Olgun AMCAOĞLU: Hafta sonu bahçe işlerine ara vermeden devam ediyormuşsunuz. Çimleri kesip çitleri bir güzel budamışsınız. Ah birde sebze meyve işine el atsanız hiç fena olmayacak. 

Ekrem TOKLUCU: Bizim hatırladığımız üçüncü kez KKTC’ye görev için geri dönüyorsunuz. Bu sefer Eğitim Müşaviri olarak ülkeye geri dönmüşsünüz. Anlaşılan sizi de buradan emekli edecekler. 

Ercan TURHAN: Turizm sektörünün önemli isimlerinden sizin de üzerinizde emeği olan Murat Dedeman’ın cenazesine katılmak için hafta sonu İstanbul’a gitmişsiniz. Başınız sağ olsun, mekanı cennet olsun. 

Zeki ÇELER: Bakanlıktan gittikten sonra sizin için eve kapandı yorumları yapılmaya başlandı. Bir ara gözükseniz hiç fena olmayacak. Bu arada geçen gün telefonda fena şakalamışlar sizi. 

Mahmut ÖZÇINAR: Madem Belediyeler Birliği’nin ambarlarında ilaç var neden bu konuda bir çözüm üretilip bu ilaçlar belediyelere dağıtılmıyor ki. Bu ilaçlar şimdi kullanılmayacaksa ne zaman kullanılacak? 

Mustafa AKÇABA: Hazır ilaçtan açılmışken konu size de soralım, bu günlerde süresi dolan ilaçların imha edileceği konuşuluyor. Bu ilaçların miktarları hakkında bir bilginiz var mı? 
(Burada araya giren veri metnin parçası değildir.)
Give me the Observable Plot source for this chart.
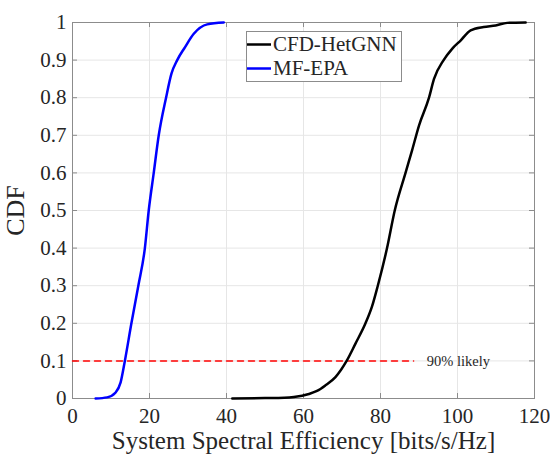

Mehmet HARMANCI: Lefkoşa mahkemeler önünde yapılan üç boyutlu yaya geçidi gayet güzel oldu. Şimdi aynısından yayaların yoğun olarak kullandığı diğer yerlere de yaptırın lütfen. 

Ahmet YÖNLÜER: Geçen hafta İstanbul’dan önemli bir misafir gelince tatilinizi yarıda kesip soluğu Girne’de almışsınız. Neyse misafiriniz çok kalmamış ve tatilinize kaldığınız yerden devam etmişsiniz. 

Ünal ÜSTEL: Ülkemizde ilk defa yapılan Hint düğünü katılımcıları memnun etmiş ve artık benzer düğünlerin ülkemizde yapılması yönünde önemli bir adım atılmış oldu. 

Metin ATAN: Tüm sendikalar ayaklanırken sizde de üyelerinize hazır olun mesajı göndermişsiniz. Bu arada CAS için önümüzdeki günlerde güzel haberler verecekmişsiniz. 

Zeki ZİYA: İşletmeye başladığınız otelde hafta sonları tavla dersleri de vermeye başladığınızı duyduk. Yalnız biz ders almaya pek müsait değiliz, bir ara uğrayacağız yeni mekânınıza. 

Hasan MACİLA: Torununuzla çıktığınız Akdeniz yat turunu tamamlayıp ülkeye döndünüz mü? Yoksa hala Akdeniz koylarını mı dolaşıyorsunuz.  Torunla baş başa tatilin keyfi de başka olur hani.